Section 1 of the BMAT has also changed. Previously, there were 35 multiple-choice questions to be completed in 60 minutes; however, there are now 32 questions present. Section 2 (Scientific Knowledge and Applications) will remain the same, with there being 27 multiple-choice questions in 30 minutes, as will Section 3, consisting of a writing task to be completed in 30 minutes. Regarding the content, Section 1 will no longer include questions testing data analysis and inference. The skills below will be tested.
Problem Solving (16 questions):
- Select relevant information
- Identify similarities
- Determine and apply appropriate procedures
Critical Thinking (16 questions):
- Summarise conclusions
- Draw conclusions
- Identify assumptions
- Assess impact of additional evidence
- Detect reasoning errors
- Match arguments
- Apply principles
Changes regarding the preparation for the BMAT:
The fact that the September test is no longer taking place means that the test date is later for those who had originally planned to complete it at this time, giving more time to prepare for the exam. Regarding preparing for the BMAT, the most effective method is to complete the practice papers that are on the website (https://www.admissionstesting.org/for-test-takers/bmat/preparing-for-bmat/practice-papers/), and use the answer keys provided. It must also be emphasised that it is important to do these under timed conditions, in particular the writing task of Section 3. Applicants can also carry out section specific revision. Section 1 of the Thinking Skills Assessment for the University of Oxford has similar questions to Section 1 of the BMAT, thus doing the past papers for this exam can be beneficial. As Section 2 of the BMAT tests knowledge from GCSE Science and Maths, it will help to go over and revise this content using the BMAT specification (https://www.admissionstesting.org/Images/535824-bmat-test-specification.pdf).

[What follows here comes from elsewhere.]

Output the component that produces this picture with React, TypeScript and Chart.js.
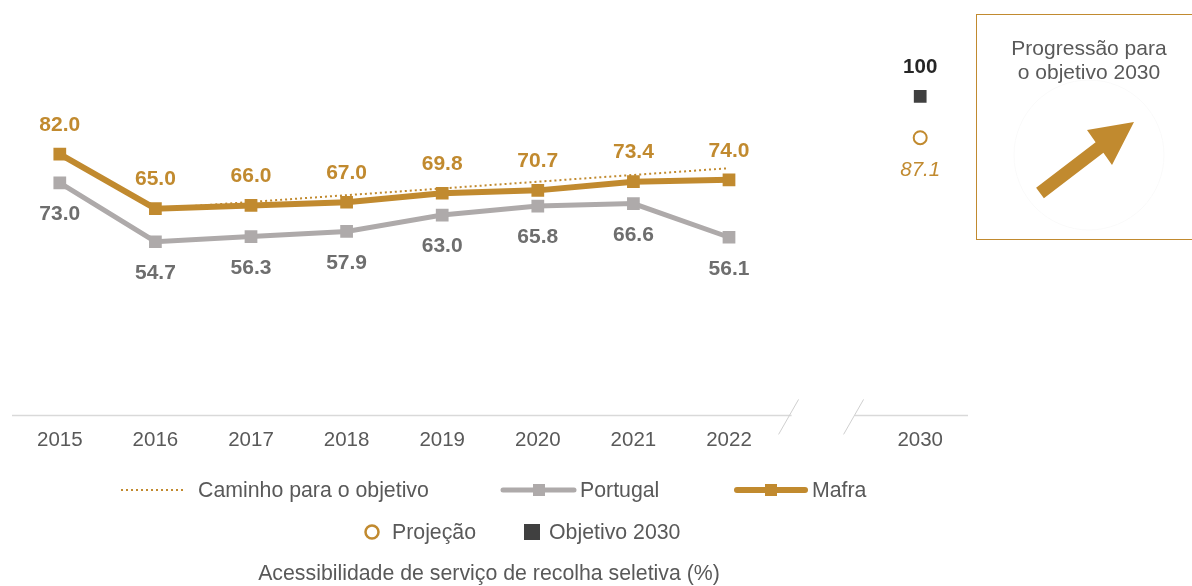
import React, { useEffect, useRef } from "react";
import { Chart, registerables } from "chart.js";

Chart.register(...registerables);

// ---------- data ----------
const years = ["2015", "2016", "2017", "2018", "2019", "2020", "2021", "2022", "", "2030"];
const mafra = [82.0, 65.0, 66.0, 67.0, 69.8, 70.7, 73.4, 74.0, null, null];
const portugal = [73.0, 54.7, 56.3, 57.9, 63.0, 65.8, 66.6, 56.1, null, null];
const caminho = [null, 65.0, 67.1, 69.2, 71.3, 73.4, 75.5, 77.6, null, null];
const projecao = [null, null, null, null, null, null, null, null, null, 87.1];
const objetivo = [null, null, null, null, null, null, null, null, null, 100];

const legendRow1 = ["Caminho para o objetivo", "Portugal", "Mafra"];
const legendRow2 = ["Projeção", "Objetivo 2030"];
const chartTitle = "Acessibilidade de serviço de recolha seletiva (%)";
const boxText = ["Progressão para", "o objetivo 2030"];

// ---------- styles ----------
const FONT = "'Liberation Sans', Arial, sans-serif";
const GOLD = "#C18A2F";
const GRAY = "#AEAAAA";
const LABEL_GRAY = "#6E6E6E";
const TEXT = "#595959";
const DARK = "#404040";
const LEG_SIZE = 21.3;

const labelStyles: Record<string, { off: number; color: string; font: string; digits: number }> = {
  Mafra: { off: -29, color: GOLD, font: `bold 21px ${FONT}`, digits: 1 },
  Portugal: { off: 31.5, color: LABEL_GRAY, font: `bold 21px ${FONT}`, digits: 1 },
  "Projeção": { off: 33, color: GOLD, font: `italic 20.5px ${FONT}`, digits: 1 },
  "Objetivo 2030": { off: -29, color: "#262626", font: `bold 20.5px ${FONT}`, digits: 0 },
};

const overlayPlugin = {
  id: "overlay",
  afterDatasetsDraw(chart: any) {
    const ctx = chart.ctx;
    const xs = chart.scales.x;
    const ys = chart.scales.y;
    const area = chart.chartArea;
    // axis line with break
    const yAxis = ys.getPixelForValue(0) - 2;
    const xb = xs.getPixelForValue(8);
    ctx.save();
    ctx.strokeStyle = "#D9D9D9";
    ctx.lineWidth = 1.5;
    ctx.beginPath();
    ctx.moveTo(area.left, yAxis);
    ctx.lineTo(xb - 33, yAxis);
    ctx.moveTo(xb + 30, yAxis);
    ctx.lineTo(area.right, yAxis);
    ctx.stroke();
    ctx.strokeStyle = "#CFCFCF";
    ctx.lineWidth = 1;
    [xb - 36, xb + 29].forEach((cx) => {
      ctx.beginPath();
      ctx.moveTo(cx + 10, yAxis - 16);
      ctx.lineTo(cx - 10, yAxis + 19);
      ctx.stroke();
    });
    // data labels
    chart.data.datasets.forEach((ds: any, i: number) => {
      const st = labelStyles[ds.label];
      if (!st) return;
      const meta = chart.getDatasetMeta(i);
      ctx.font = st.font;
      ctx.fillStyle = st.color;
      ctx.textAlign = "center";
      ctx.textBaseline = "middle";
      meta.data.forEach((pt: any, j: number) => {
        const v = ds.data[j];
        if (v === null || v === undefined) return;
        ctx.fillText(v.toFixed(st.digits), pt.x, pt.y + st.off);
      });
    });
    ctx.restore();
  },
};

function ChartCanvas() {
  const ref = useRef<HTMLCanvasElement | null>(null);
  useEffect(() => {
    if (!ref.current) return;
    const chart = new Chart(ref.current, {
      type: "line",
      data: {
        labels: years,
        datasets: [
          {
            label: "Mafra",
            data: mafra,
            borderColor: GOLD,
            backgroundColor: GOLD,
            borderWidth: 6,
            pointStyle: "rect",
            pointRadius: 9,
            pointBorderWidth: 0,
            spanGaps: false,
          },
          {
            label: "Portugal",
            data: portugal,
            borderColor: GRAY,
            backgroundColor: GRAY,
            borderWidth: 5,
            pointStyle: "rect",
            pointRadius: 9,
            pointBorderWidth: 0,
          },
          {
            label: "Caminho para o objetivo",
            data: caminho,
            borderColor: GOLD,
            borderWidth: 2,
            borderDash: [2, 3],
            pointRadius: 0,
          },
          {
            label: "Projeção",
            data: projecao,
            showLine: false,
            pointStyle: "circle",
            pointRadius: 6.5,
            pointBorderWidth: 2,
            pointBorderColor: GOLD,
            pointBackgroundColor: "#FFFFFF",
          },
          {
            label: "Objetivo 2030",
            data: objetivo,
            showLine: false,
            pointStyle: "rect",
            pointRadius: 9,
            pointBorderWidth: 0,
            pointBackgroundColor: DARK,
          },
        ],
      },
      options: {
        animation: false,
        responsive: false,
        maintainAspectRatio: false,
        layout: { padding: { left: 12, right: 224, top: 16, bottom: 20 } },
        plugins: { legend: { display: false }, tooltip: { enabled: false } },
        scales: {
          x: {
            offset: true,
            grid: { display: false, drawTicks: false },
            border: { display: false },
            ticks: {
              color: TEXT,
              font: { family: FONT, size: 20.5 },
              padding: 11,
              maxRotation: 0,
              autoSkip: false,
            },
          },
          y: { display: false, min: 0, max: 125 },
        },
      },
      plugins: [overlayPlugin],
    } as any);
    return () => chart.destroy();
  }, []);
  return <canvas ref={ref} width={1192} height={484} style={{ position: "absolute", left: 0, top: 0 }} />;
}

const txt = (left: number, cy: number, s: string, extra: any = {}) => (
  <div
    style={{
      position: "absolute",
      left,
      top: cy - 12,
      height: 24,
      lineHeight: "24px",
      fontFamily: FONT,
      fontSize: LEG_SIZE,
      color: TEXT,
      whiteSpace: "nowrap",
      ...extra,
    }}
  >
    {s}
  </div>
);

export default function App() {
  const r1 = 490;
  const r2 = 532;
  return (
    <div
      style={{
        position: "fixed",
        left: 0,
        top: 0,
        width: 1192,
        height: 586,
        overflow: "hidden",
        background: "#FFFFFF",
      }}
    >
      <ChartCanvas />
      {/* Right box */}
      <div
        style={{
          position: "absolute",
          left: 976,
          top: 14,
          width: 226,
          height: 226,
          border: `1.5px solid ${GOLD}`,
          boxSizing: "border-box",
        }}
      />
      {boxText.map((s, i) => (
        <div
          key={i}
          style={{
            position: "absolute",
            left: 976,
            width: 226,
            top: 36 + i * 24,
            height: 24,
            lineHeight: "24px",
            textAlign: "center",
            fontFamily: FONT,
            fontSize: 21,
            color: TEXT,
            whiteSpace: "nowrap",
          }}
        >
          {s}
        </div>
      ))}
      <svg width={1192} height={586} style={{ position: "absolute", left: 0, top: 0 }}>
        <circle cx={1089} cy={155} r={75} fill="none" stroke="#FAFAFA" strokeWidth={1} />
        <polygon
          points="1036.1,187.8 1095.6,142.3 1087,130 1134,122 1112,165 1103.4,152.7 1043.9,198.2"
          fill={GOLD}
        />
        {/* legend glyphs */}
        <line x1={121} y1={r1} x2={186} y2={r1} stroke={GOLD} strokeWidth={2} strokeDasharray="2 3" />
        <line x1={503} y1={r1} x2={574} y2={r1} stroke={GRAY} strokeWidth={5} strokeLinecap="round" />
        <rect x={533} y={r1 - 6} width={12} height={12} fill={GRAY} />
        <line x1={737} y1={r1} x2={805} y2={r1} stroke={GOLD} strokeWidth={6} strokeLinecap="round" />
        <rect x={765} y={r1 - 6} width={12} height={12} fill={GOLD} />
        <circle cx={372} cy={r2} r={6.5} fill="#FFFFFF" stroke={GOLD} strokeWidth={2.5} />
        <rect x={524} y={r2 - 8} width={16} height={16} fill={DARK} />
      </svg>
      {txt(198, r1, legendRow1[0])}
      {txt(580, r1, legendRow1[1])}
      {txt(812, r1, legendRow1[2])}
      {txt(392, r2, legendRow2[0])}
      {txt(549, r2, legendRow2[1])}
      <div
        style={{
          position: "absolute",
          left: 0,
          width: 978,
          top: 573 - 12,
          height: 24,
          lineHeight: "24px",
          textAlign: "center",
          fontFamily: FONT,
          fontSize: LEG_SIZE,
          color: TEXT,
          whiteSpace: "nowrap",
        }}
      >
        {chartTitle}
      </div>
    </div>
  );
}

However, a disadvantage of only being able to do the BMAT in November is that it takes place after the UCAS application deadline, the 15th October 2020. Therefore, students will be required to submit their applications without knowing their BMAT results. This may require applicants to think tactically when deciding which universities to apply to. If students feel less confident with the BMAT than the UCAT, for example, it may be effective to choose to apply to fewer universities requiring the BMAT. In previous years, when the test was only taken in November, it was recommended to apply to a maximum of two BMAT universities, in case candidates obtain a low BMAT score and run the risk of receiving less offers.
Concerning the changes to Section 1 of the BMAT, the fewer questions may prove to be advantageous to students. The main challenge of the BMAT – and in particular Section 1 – is the time constraint. The Problem Solving questions can present complicated sets of data, and the Critical Thinking questions often come in the form of long passages or paragraphs. This data can be time consuming to read and analyse, making it difficult to complete all the questions in the 60-minute period. Therefore, there being less questions could aid in this respect, and improve students’ marks in this section. However, it is nonetheless still important to practice these questions under timed conditions, to give time to go over and check them once the section has been completed.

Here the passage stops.